Defence secretary Penny Mordaunt says 'I hope I have longer than a few weeks'
DEFENCE secretary Penny Mordaunt has said she hopes to last ‘longer than a few weeks' in her job when Britain’s new prime minister is in post.
The MP for Portsmouth North told the Sunday Times Magazine she hopes to remain in her cabinet job - but has not ruled out a bid to become prime minister herself in the future.
Speaking to Sunday Times Magazine, Ms Mordaunt said: ‘I hope I have longer than a few weeks.
‘But even if I haven’t, you can do a lot in a few weeks.'
The MP, who backed Jeremy Hunt in the Conservative party leadership race and not the bookies favourite Boris Johnson, added: ‘Boris knows me, he’ll know who I am...he knows I’m a team player.’
Her comments come as several ministers have expressed their unwillingness to serve under Mr Johnson.
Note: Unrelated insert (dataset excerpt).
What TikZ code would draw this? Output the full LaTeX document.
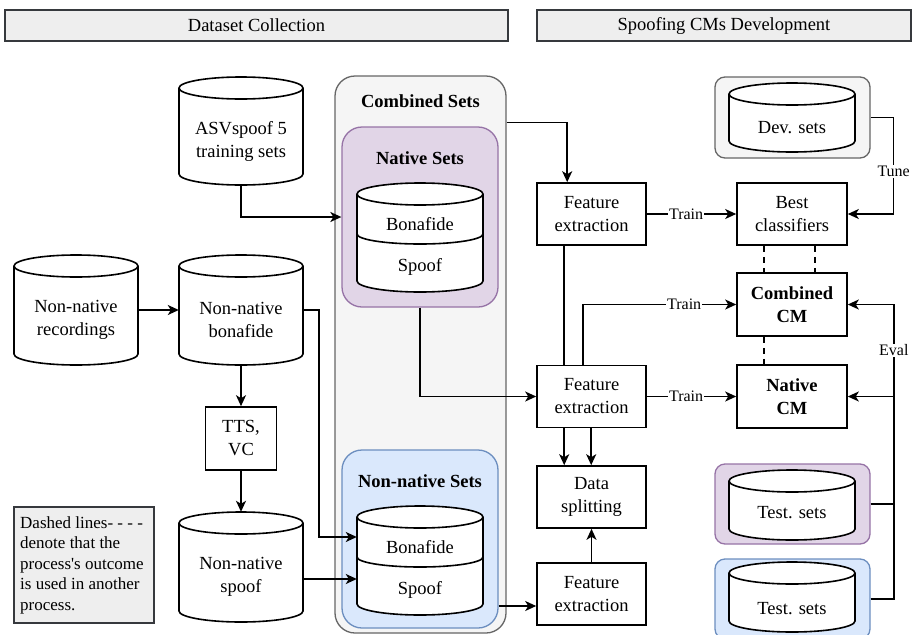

Sir Alan Duncan resigned from the cabinet on Monday, while Chancellor Philip Hammond and justice secretary David Gauke have announced their intention to resign.
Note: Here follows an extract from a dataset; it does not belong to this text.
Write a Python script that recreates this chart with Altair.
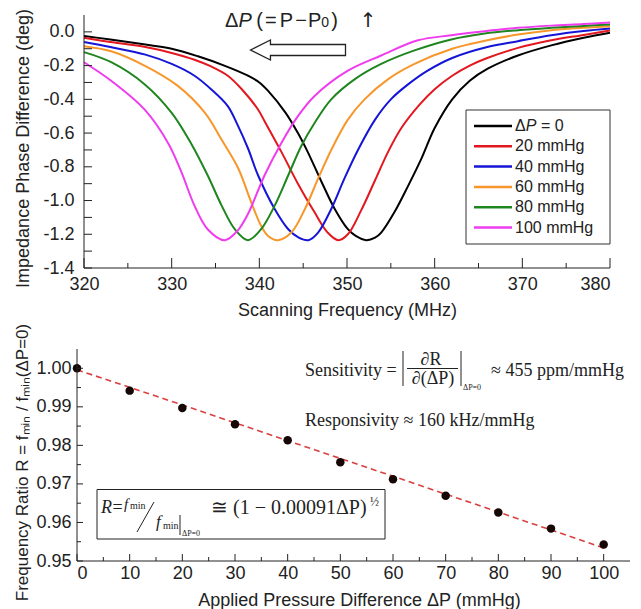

When asked about her decision not to stand in the race, as had been widely expected, Ms Mordaunt said she was more concerned about her future prospects.
She told the Sunday magazine: ‘I don’t so much think “what if?”, but we’ll see what the future holds.’
The need for party unity factored into Ms Mordaunt's decision not to run, saying she she was ‘aware’ there was support for her to make a leadership bid from fellow MPs.
She said: ‘We need to pull people together, and that factored in my decision about who I’ve backed and my decision not to run.'
The 46-year-old said ‘in the short term’ she was working on a consultation on the role of law in war and a review of quality of life issues for members of the armed services.
She said: ‘In the short term - and I’m thinking, just in case, very short term - the things I am going to set in train deal with the lawfare issue...so before I’m off, that consultation will be out of the door.’
The review of quality of life for armed services personnel will look at issues ranging from housing to childcare, the honorary Royal Navy commander said.